The hole was found in Microsoft's Help and Support Center and can be exploited to remotely compromise a Windows PC. All that is required is to visit a malicious website with Internet Explorer. Microsoft has now confirmed the issue which only affects Windows XP and Server 2003. Windows 7, Vista and Server 2008 are not vulnerable. Microsoft is investigating the problem and will eventually release a patch to close the hole. As an interim measure, Microsoft recommend disabling the HCP handler as sufficient to avoid casually processing manipulated hcp: URLs.

Microsoft suggests that this reg file will perform that task. Users should create a file named hcp.reg and fill it with the following content:

Windows Registry Editor Version 5.00

Once the file is saved, double clicking it will disable the protocol handler and processing of help documents.

This approach is also recommended by the security service provider Secunia who reanalysed the vulnerability and came to the conclusion that Ormandy had overlooked some points which meant that, according to Secunia, Ormandy's hotfix would not protect from all attacks. Ormandy's fix made the function MPC::HexToNum() return zero rather than 0xFFFFFFFF when errors occurred. When the function returns the latter value, the Support Center application does not perform the white-list checks built in to stop documents being modified. Unfortunately, Secunia found that it was possible to get the function to output a result of 0xFFFF without provoking an error which makes the hotfix ineffective. Secunia advises users not to install the unofficial hotfix, but instead take Microsoft's advice and disable the HCP handler.
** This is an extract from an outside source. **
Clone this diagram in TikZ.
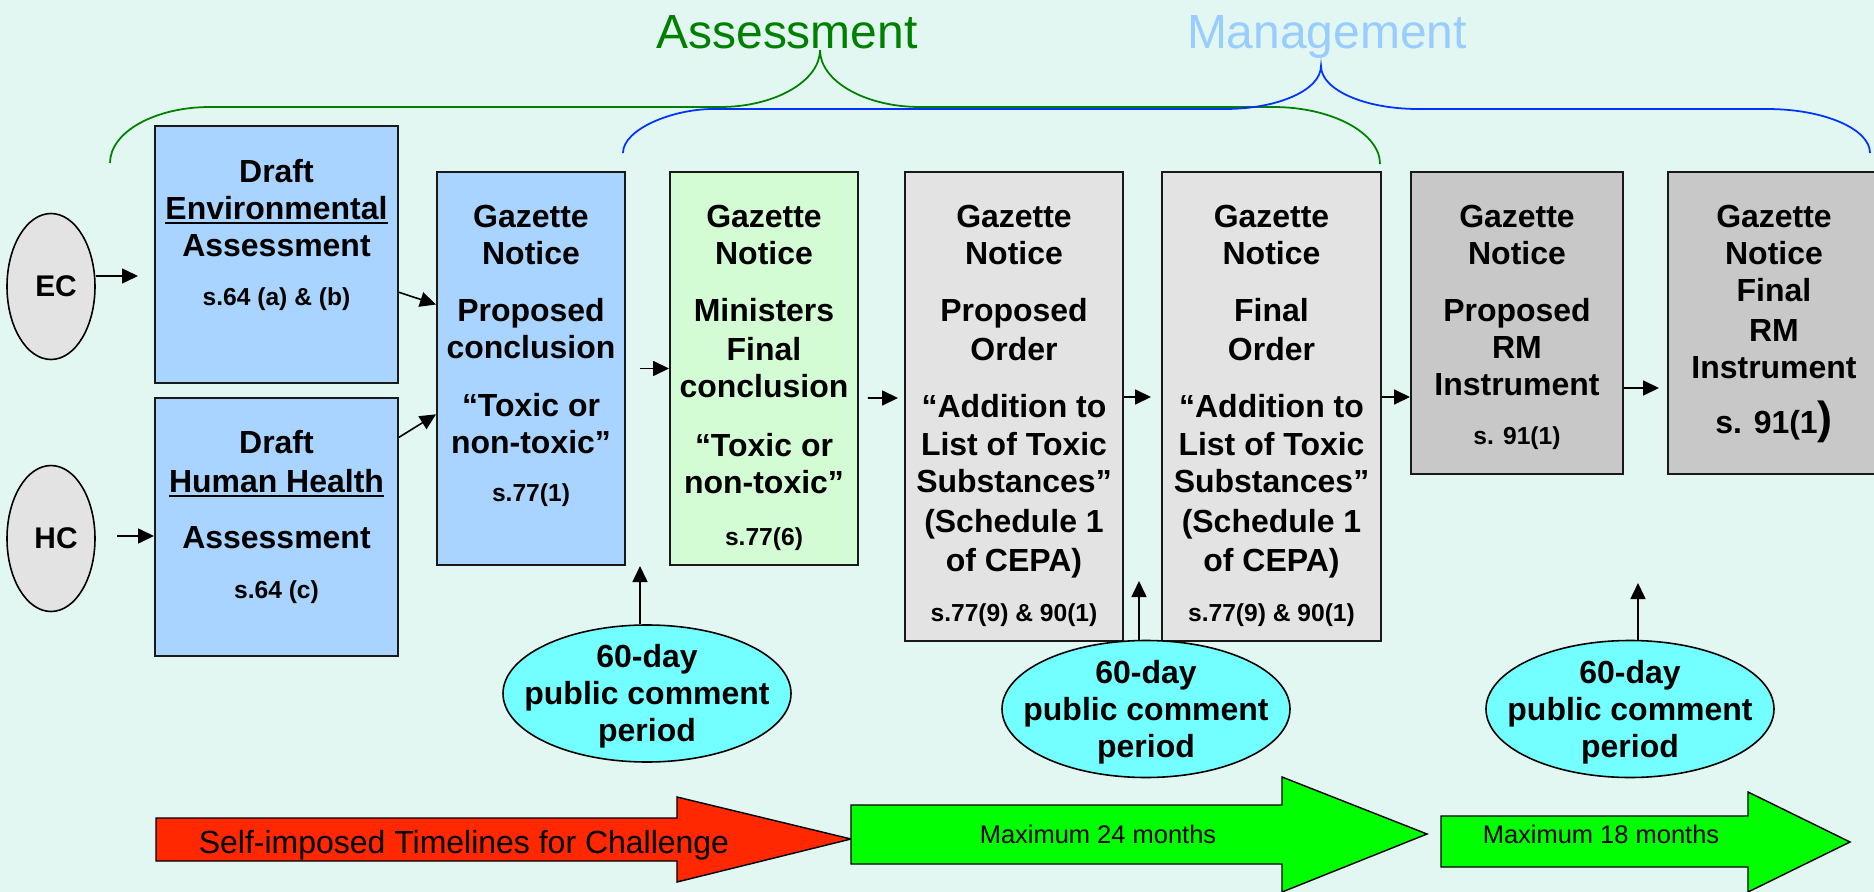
\documentclass[tikz,border=0pt]{standalone}
\usepackage{fontspec}
\setmainfont{Liberation Sans}
\usetikzlibrary{arrows.meta}
\usetikzlibrary{shapes.geometric}
\usetikzlibrary{calc}

\definecolor{bgmint}{RGB}{226,247,241}
\definecolor{bluefill}{RGB}{168,212,255}
\definecolor{greenfill}{RGB}{212,252,212}
\definecolor{lightgrey}{RGB}{227,227,227}
\definecolor{darkgrey}{RGB}{200,200,200}
\definecolor{cyanfill}{RGB}{115,255,255}
\definecolor{redarrow}{RGB}{255,40,0}
\definecolor{greenarrow}{RGB}{0,255,0}
\definecolor{assesscol}{RGB}{0,128,0}
\definecolor{managecol}{RGB}{153,204,255}
\definecolor{bracecol}{RGB}{0,51,255}

\newcommand\smalltext{\fontsize{14}{21}\selectfont}
\newcommand\ulword[1]{\sbox0{#1}\rlap{\rule[-2.8pt]{\wd0}{1.4pt}}\usebox0}

\begin{document}
\begin{tikzpicture}[x=0.02cm, y=-0.02cm,
    box/.style={draw=black!90, line width=1.1pt, inner sep=0pt},
    btext/.style={font=\bfseries\fontsize{18.2}{21}\selectfont, align=center, inner sep=0pt, anchor=north},
    bubble/.style={draw, ellipse, line width=0.9pt, fill=cyanfill, inner sep=0pt,
      minimum width=288*\pxu, minimum height=137*\pxu},
    agency/.style={draw, ellipse, line width=0.9pt, fill=lightgrey, inner sep=0pt,
      minimum width=88*\pxu, minimum height=146*\pxu, font=\bfseries\fontsize{17}{20}\selectfont},
    link/.style={line width=0.9pt, -{Triangle[length=0.32cm, width=0.3cm]}},
    blockarrow/.style={draw=black, line width=0.8pt}
  ]
      \def\pxu{0.02cm}

      \useasboundingbox (0,0) rectangle (1874,892);
      \fill[bgmint] (0,0) rectangle (1874,892);

      % braces and headings
      \draw[assesscol, line width=1pt] (110,163) .. controls (110,132) and (155,107) .. (210,107) -- (720,107)
        .. controls (775,107) and (820,81) .. (820,50) .. controls (820,81) and (865,107) .. (920,107) -- (1273,107)
        .. controls (1332,107) and (1380,133) .. (1380,164);
      \draw[bracecol, line width=1pt] (623,153) .. controls (623,129) and (673,109) .. (713,109) -- (1225,109)
        .. controls (1278,109) and (1321,90) .. (1321,66) .. controls (1321,90) and (1365,109) .. (1418,109) -- (1767,109)
        .. controls (1824,109) and (1870,129) .. (1870,153);
      \node[font=\fontsize{27.3}{30}\selectfont, text=assesscol, anchor=base] (assess) at (787,49) {Assessment};
      \node[font=\fontsize{27.3}{30}\selectfont, text=managecol, anchor=base] (manage) at (1327,49) {Management};

      \node[agency] (ec) at (51,286.5) {\hspace*{5.7pt}EC};
      \node[agency] (hc) at (51,538.5) {\hspace*{5.7pt}HC};

      \node[box, fill=bluefill, minimum width=243*\pxu, minimum height=257*\pxu] (env) at (276.5,254.5) {};
      \node[btext] (envtext) at ([yshift=-34*\pxu]env.north)
        {Draft\\\ulword{Environmental}\\Assessment\\[7pt]{\smalltext s.64 (a) \& (b)}};
      \node[box, fill=bluefill, minimum width=243*\pxu, minimum height=258*\pxu] (hh) at (276.5,527) {};
      \node[btext] (hhtext) at ([yshift=-33*\pxu]hh.north)
        {Draft\\[1pt]\ulword{Human Health}\\[11pt]Assessment\\[7.6pt]{\smalltext s.64 (c)}};

      \node[box, fill=bluefill, minimum width=188*\pxu, minimum height=393*\pxu] (g1) at (531,368.5) {};
      \node[btext] (g1text) at ([yshift=-34*\pxu]g1.north)
        {Gazette\\Notice\\[11.4pt]Proposed\\conclusion\\[12pt]“Toxic or\\non-toxic”\\[6.5pt]{\smalltext s.77(1)}};
      \node[box, fill=greenfill, minimum width=188*\pxu, minimum height=393*\pxu] (g2) at (764,368.5) {};
      \node[btext] (g2text) at ([yshift=-34*\pxu]g2.north)
        {Gazette\\Notice\\[11.4pt]Ministers\\[1pt]Final\\conclusion\\[12.6pt]“Toxic or\\non-toxic”\\[8.8pt]{\smalltext s.77(6)}};
      \node[box, fill=lightgrey, minimum width=218*\pxu, minimum height=469*\pxu] (g3) at (1014,406.5) {};
      \node[btext] (g3text) at ([yshift=-34*\pxu]g3.north)
        {Gazette\\Notice\\[11.4pt]Proposed\\[1pt]Order\\[11.4pt]“Addition to\\[1pt]List of Toxic\\Substances”\\[1.8pt](Schedule 1\\[1pt]of CEPA)\\[7.6pt]{\smalltext s.77(9) \& 90(1)}};
      \node[box, fill=lightgrey, minimum width=219*\pxu, minimum height=469*\pxu] (g4) at (1271.5,406.5) {};
      \node[btext] (g4text) at ([yshift=-34*\pxu]g4.north)
        {Gazette\\Notice\\[11.4pt]Final\\[1pt]Order\\[11.4pt]“Addition to\\[1pt]List of Toxic\\Substances”\\[1.8pt](Schedule 1\\[1pt]of CEPA)\\[7.6pt]{\smalltext s.77(9) \& 90(1)}};
      \node[box, fill=darkgrey, minimum width=212*\pxu, minimum height=302*\pxu] (g5) at (1517,323) {};
      \node[btext] (g5text) at ([yshift=-34*\pxu]g5.north)
        {Gazette\\Notice\\[11.4pt]Proposed\\RM\\Instrument\\[7pt]{\smalltext s. 91(1)}};
      \node[box, fill=darkgrey, minimum width=212*\pxu, minimum height=302*\pxu] (g6) at (1774,323) {};
      \node[btext] (g6text) at ([yshift=-34*\pxu]g6.north)
        {Gazette\\Notice\\Final\\[1.8pt]RM\\Instrument\\[10.3pt]s. 91(1{\fontsize{25.6}{21}\selectfont)}};

      % comment periods
      \node[bubble] (c1) at (647,693.5) {};
      \node[btext, anchor=center] (c1text) at ([yshift=-3*\pxu]c1.center) {60-day\\public comment\\period};
      \node[bubble] (c2) at (1146,709) {};
      \node[btext, anchor=center] (c2text) at ([yshift=-3.5*\pxu]c2.center) {60-day\\public comment\\period};
      \node[bubble] (c3) at (1630,709) {};
      \node[btext, anchor=center] (c3text) at ([yshift=-3.5*\pxu]c3.center) {60-day\\public comment\\period};

      % connectors
      \coordinate (ecin) at (138,276);
      \draw[link] (ec.east |- ecin) -- (ecin);
      \coordinate (hcout) at (117,536);
      \draw[link] (hcout) -- (hcout -| hh.west);
      \draw[link] ($(env.north east)!.646!(env.south east)$) -- ($(g1.north west)!.338!(g1.south west)$);
      \draw[link] ($(hh.north east)!.155!(hh.south east)$) -- ($(g1.north west)!.616!(g1.south west)$);
      \draw[link] ([xshift=14*\pxu]g1.east) -- (g2.west);
      \draw[link] ([xshift=9*\pxu, yshift=-29.5*\pxu]g2.east) -- ([xshift=-6*\pxu, yshift=8.5*\pxu]g3.west);
      \draw[link] ([yshift=9.5*\pxu]g3.east) -- ([xshift=-10*\pxu, yshift=9.5*\pxu]g4.west);
      \draw[link] ([yshift=9.5*\pxu]g4.east) -- ([yshift=-74*\pxu]g5.west);
      \draw[link] ([yshift=-65*\pxu]g5.east) -- ([xshift=-8*\pxu, yshift=-65*\pxu]g6.west);

      \coordinate (c1tip) at (640,566);
      \draw[link] (c1tip |- c1.north) -- (c1tip);
      \coordinate (c2tip) at (1139,581);
      \draw[link] (c2tip |- c2.north) -- (c2tip);
      \coordinate (c3tip) at (1638,583);
      \draw[link] (c3tip |- c3.north) -- (c3tip);

      % timelines
      \filldraw[blockarrow, fill=redarrow] (156,818) -- (677,818) -- (677,797) -- (851,839) -- (677,882) -- (677,861) -- (156,861) -- cycle;
      \node[font=\fontsize{18.2}{21}\selectfont, anchor=base] (challenge) at (464,853) {Self-imposed Timelines for Challenge};
      \filldraw[blockarrow, fill=greenarrow] (851,805) -- (1282,805) -- (1282,777) -- (1427,834) -- (1282,892) -- (1282,864) -- (851,864) -- cycle;
      \node[font=\fontsize{14.5}{17}\selectfont, anchor=base] (max24) at (1098,843) {Maximum 24 months};
      \filldraw[blockarrow, fill=greenarrow] (1441,816) -- (1748,816) -- (1748,792) -- (1850,842) -- (1748,892) -- (1748,867) -- (1441,867) -- cycle;
      \node[font=\fontsize{14.5}{17}\selectfont, anchor=base] (max18) at (1601,843) {Maximum 18 months};

    \end{tikzpicture}
\end{document}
Microsoft also points out the fact that Ormandy published his report only four days after he had notified Microsoft. This left Microsoft with no time to react appropriately; the inadequate analysis by Ormandy and the half-functioning fix only serve to confirm Microsoft's opinion that it needed time to fully understand the problem and build a patch. Interestingly, Microsoft aims its criticism at Ormandy and Google on whose security team Ormandy works. Ormandy not only analyses Windows vulnerabilities; he is listed as the discoverer of nine security vulnerabilities in Adobe's Flash Player latest security advisory.


Microsoft is not alone in being surprised by Ormandy's approach to disclosure of vulnerabilities. The hacker Robert Hansen (also known as RSnake), wondered in a comment if Google is using different standards for full disclosure because Google is itself a champion of responsible disclosure. However, Ormandy has now indicated that he worked on this vulnerability on his own account and that it is nothing to do with Google, although in his report, among those he thanks are Michal Zalewski and other members of the Google Security Team, for help in creating the exploit.

Around the beginning of the year, Ormandy reported a vulnerability in the Virtual DOS Machine and an exploit was published without a patch from Microsoft being available. At that time, Microsoft had had several months to respond.